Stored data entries
= = = = = = =

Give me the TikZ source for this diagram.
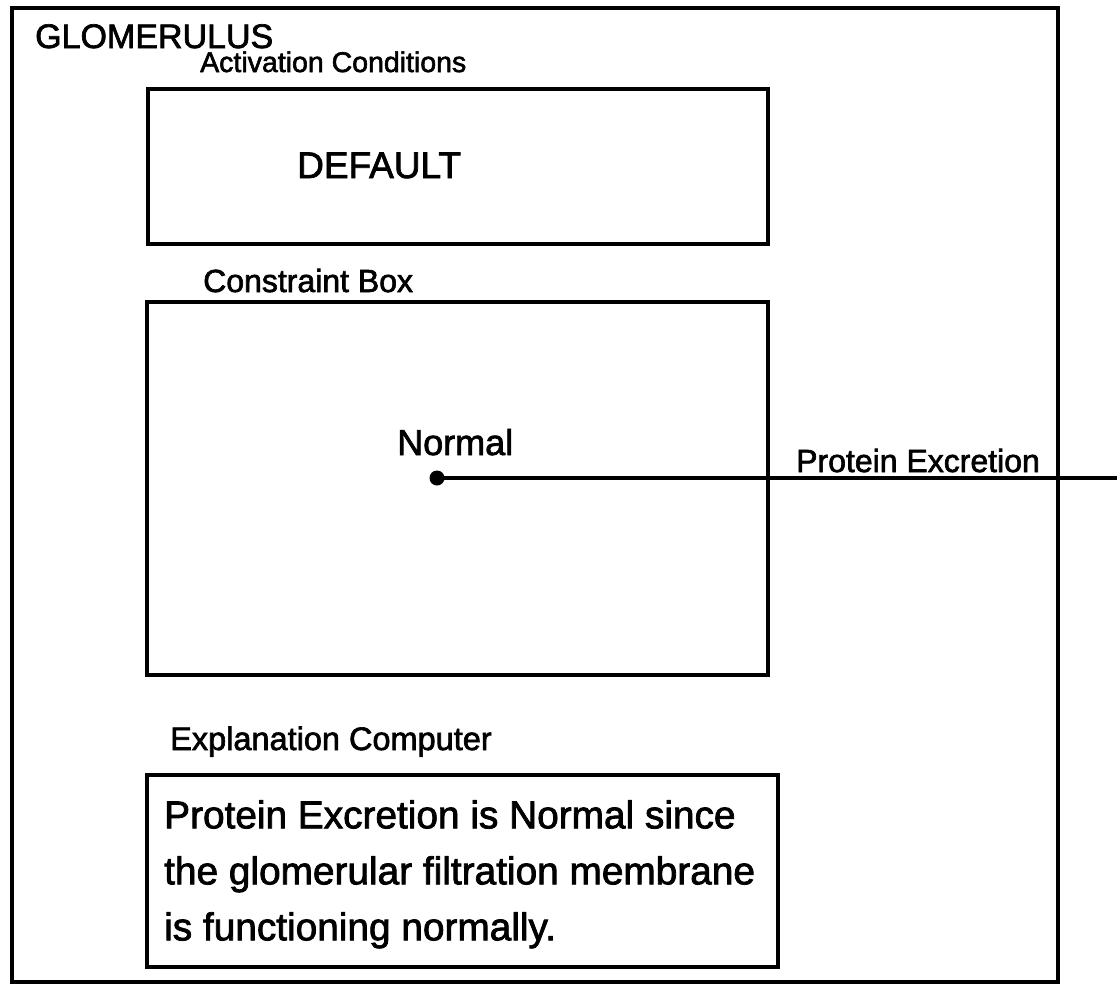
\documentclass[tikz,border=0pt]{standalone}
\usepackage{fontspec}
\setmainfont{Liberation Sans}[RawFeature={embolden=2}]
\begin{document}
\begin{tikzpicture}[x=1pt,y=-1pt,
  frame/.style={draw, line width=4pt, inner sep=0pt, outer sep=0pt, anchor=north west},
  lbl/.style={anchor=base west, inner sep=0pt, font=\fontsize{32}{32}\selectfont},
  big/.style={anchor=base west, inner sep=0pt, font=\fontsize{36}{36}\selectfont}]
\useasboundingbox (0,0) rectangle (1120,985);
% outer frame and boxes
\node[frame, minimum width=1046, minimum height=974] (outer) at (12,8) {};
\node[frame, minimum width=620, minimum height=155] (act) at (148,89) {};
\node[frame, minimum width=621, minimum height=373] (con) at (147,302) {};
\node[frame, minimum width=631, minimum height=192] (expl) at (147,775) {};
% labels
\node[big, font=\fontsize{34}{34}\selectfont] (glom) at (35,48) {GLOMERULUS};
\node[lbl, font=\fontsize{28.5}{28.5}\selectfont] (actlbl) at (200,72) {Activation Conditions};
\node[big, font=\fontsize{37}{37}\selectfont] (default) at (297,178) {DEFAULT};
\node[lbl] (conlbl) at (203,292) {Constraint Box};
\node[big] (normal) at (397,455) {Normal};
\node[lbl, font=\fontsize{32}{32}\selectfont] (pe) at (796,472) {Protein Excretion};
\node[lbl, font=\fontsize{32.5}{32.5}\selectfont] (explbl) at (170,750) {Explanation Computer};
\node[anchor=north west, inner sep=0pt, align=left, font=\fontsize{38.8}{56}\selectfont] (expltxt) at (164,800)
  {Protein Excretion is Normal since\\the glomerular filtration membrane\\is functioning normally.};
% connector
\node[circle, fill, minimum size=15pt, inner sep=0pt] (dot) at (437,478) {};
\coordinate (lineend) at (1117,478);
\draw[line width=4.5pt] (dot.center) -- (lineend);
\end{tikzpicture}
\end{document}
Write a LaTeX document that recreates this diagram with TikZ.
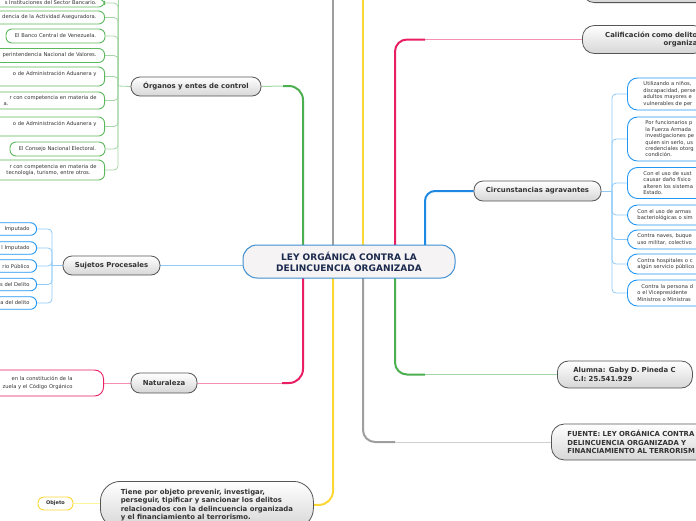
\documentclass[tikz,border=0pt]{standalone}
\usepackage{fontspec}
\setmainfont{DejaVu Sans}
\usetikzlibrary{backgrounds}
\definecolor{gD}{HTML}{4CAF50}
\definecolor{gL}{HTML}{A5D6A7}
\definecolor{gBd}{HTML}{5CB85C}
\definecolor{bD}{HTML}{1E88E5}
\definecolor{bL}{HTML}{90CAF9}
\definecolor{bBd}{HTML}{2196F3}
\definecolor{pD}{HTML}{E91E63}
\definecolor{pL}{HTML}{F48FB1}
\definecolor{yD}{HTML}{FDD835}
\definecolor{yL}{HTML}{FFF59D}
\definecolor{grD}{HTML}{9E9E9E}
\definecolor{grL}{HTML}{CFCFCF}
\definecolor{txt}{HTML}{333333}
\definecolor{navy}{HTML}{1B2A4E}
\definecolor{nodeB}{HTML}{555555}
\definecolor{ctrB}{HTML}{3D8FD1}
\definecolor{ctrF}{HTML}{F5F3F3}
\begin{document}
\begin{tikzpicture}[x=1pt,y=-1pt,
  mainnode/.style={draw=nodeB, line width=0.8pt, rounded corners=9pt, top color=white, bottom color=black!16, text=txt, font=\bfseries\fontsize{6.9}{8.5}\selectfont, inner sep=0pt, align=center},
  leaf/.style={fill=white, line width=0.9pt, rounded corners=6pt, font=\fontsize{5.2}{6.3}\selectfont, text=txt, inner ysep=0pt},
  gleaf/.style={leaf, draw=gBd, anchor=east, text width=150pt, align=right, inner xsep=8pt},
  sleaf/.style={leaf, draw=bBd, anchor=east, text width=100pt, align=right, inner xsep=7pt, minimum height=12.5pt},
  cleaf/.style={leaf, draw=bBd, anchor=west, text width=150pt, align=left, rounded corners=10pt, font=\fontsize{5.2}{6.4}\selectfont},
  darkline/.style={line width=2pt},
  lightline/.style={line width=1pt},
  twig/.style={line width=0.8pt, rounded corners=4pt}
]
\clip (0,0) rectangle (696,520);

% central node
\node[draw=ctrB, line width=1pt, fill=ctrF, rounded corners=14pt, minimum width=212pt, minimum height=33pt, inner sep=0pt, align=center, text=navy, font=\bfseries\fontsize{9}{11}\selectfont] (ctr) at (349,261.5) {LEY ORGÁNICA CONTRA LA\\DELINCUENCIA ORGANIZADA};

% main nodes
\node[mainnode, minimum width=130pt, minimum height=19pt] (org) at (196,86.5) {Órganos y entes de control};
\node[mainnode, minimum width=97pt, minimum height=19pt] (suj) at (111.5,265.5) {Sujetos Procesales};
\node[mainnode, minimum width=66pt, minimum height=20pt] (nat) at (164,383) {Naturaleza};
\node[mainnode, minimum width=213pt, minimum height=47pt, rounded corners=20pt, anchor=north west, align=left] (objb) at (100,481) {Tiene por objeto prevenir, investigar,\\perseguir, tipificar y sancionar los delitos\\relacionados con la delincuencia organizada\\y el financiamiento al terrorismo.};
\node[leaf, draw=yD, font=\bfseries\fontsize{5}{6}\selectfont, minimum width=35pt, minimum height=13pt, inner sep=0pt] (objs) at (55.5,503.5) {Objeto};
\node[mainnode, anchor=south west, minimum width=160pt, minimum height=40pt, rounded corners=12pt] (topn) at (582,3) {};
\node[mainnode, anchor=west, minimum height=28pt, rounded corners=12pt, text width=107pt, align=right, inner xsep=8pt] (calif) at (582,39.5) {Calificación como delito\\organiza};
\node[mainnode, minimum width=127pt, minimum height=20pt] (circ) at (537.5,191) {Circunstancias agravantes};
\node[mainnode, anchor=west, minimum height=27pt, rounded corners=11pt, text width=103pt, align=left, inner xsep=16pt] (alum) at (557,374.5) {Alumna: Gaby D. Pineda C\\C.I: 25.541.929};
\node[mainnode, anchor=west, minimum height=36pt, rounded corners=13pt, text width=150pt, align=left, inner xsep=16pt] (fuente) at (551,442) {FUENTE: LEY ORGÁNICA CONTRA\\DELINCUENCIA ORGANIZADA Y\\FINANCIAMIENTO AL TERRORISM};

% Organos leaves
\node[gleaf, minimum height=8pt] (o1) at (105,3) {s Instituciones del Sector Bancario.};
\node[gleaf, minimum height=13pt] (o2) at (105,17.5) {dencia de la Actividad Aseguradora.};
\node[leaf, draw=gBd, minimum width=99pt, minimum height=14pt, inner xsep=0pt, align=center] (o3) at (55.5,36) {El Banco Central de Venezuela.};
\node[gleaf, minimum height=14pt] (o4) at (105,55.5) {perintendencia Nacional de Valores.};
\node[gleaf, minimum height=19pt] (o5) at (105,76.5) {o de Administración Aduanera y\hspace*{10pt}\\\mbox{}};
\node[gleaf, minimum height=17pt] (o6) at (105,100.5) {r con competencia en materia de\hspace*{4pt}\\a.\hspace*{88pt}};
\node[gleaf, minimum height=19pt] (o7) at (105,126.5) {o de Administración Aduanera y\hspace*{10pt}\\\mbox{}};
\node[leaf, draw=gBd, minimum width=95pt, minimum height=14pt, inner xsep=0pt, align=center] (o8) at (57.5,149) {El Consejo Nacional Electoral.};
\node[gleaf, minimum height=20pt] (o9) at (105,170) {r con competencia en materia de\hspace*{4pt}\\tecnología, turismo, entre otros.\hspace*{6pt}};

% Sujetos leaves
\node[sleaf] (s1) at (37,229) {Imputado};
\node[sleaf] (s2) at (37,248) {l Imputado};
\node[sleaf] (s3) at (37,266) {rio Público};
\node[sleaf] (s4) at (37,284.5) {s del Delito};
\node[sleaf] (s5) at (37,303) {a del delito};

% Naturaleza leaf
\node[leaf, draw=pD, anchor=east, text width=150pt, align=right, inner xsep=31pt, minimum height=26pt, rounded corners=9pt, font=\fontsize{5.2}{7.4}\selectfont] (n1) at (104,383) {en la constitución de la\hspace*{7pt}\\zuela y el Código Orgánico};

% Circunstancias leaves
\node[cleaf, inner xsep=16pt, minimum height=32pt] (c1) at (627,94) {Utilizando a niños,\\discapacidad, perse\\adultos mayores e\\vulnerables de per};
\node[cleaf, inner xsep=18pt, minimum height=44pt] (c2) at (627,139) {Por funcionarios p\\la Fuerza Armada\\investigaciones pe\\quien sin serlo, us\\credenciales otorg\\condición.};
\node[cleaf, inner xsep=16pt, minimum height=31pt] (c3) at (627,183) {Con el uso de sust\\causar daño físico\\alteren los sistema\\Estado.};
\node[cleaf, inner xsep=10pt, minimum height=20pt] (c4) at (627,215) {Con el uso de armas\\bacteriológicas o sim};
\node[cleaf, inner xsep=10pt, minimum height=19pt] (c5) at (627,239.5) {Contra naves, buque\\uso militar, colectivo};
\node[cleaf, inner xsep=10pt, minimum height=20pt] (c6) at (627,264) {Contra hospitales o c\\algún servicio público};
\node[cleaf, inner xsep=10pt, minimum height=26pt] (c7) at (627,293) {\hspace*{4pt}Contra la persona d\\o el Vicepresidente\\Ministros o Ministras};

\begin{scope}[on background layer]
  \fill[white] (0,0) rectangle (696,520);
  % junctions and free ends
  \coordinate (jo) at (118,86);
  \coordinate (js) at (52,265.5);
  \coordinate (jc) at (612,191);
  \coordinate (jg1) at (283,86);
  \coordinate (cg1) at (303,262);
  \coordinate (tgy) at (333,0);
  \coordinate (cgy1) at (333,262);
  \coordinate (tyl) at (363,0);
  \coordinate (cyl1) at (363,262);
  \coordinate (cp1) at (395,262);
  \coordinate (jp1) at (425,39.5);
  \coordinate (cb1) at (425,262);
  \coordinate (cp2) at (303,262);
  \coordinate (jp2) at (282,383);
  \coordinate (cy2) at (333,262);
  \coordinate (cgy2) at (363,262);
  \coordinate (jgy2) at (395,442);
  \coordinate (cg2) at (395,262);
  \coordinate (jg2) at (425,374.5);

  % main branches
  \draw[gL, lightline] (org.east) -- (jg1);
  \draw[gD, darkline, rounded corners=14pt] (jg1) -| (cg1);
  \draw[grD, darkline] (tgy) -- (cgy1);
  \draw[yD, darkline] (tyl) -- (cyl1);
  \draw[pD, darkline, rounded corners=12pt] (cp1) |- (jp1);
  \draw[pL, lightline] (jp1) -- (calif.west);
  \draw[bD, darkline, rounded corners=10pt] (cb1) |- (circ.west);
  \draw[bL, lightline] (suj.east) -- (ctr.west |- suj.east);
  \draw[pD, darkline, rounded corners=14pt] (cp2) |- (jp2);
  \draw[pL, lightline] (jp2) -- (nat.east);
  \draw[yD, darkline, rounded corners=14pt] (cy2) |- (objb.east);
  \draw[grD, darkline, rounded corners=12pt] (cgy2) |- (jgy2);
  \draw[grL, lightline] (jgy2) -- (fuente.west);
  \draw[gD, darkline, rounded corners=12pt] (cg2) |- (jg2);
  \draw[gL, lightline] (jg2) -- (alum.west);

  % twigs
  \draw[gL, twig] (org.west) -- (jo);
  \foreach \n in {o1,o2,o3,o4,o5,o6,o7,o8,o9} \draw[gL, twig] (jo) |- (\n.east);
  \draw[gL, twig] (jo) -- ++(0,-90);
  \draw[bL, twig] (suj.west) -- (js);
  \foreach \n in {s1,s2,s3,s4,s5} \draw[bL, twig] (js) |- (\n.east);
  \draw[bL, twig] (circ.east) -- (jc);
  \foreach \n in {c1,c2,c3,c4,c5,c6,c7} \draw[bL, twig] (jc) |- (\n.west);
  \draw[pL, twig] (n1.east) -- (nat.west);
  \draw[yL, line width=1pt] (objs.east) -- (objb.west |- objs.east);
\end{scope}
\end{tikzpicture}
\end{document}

= = = = = = =

_PROBLEM REQUIREMENTS:_ Identify each line of the material where the word "this" shows up, and copy it.

_TASK ANSWER:_
Give me the TikZ source for this diagram.
Write a LaTeX document that recreates this diagram with TikZ.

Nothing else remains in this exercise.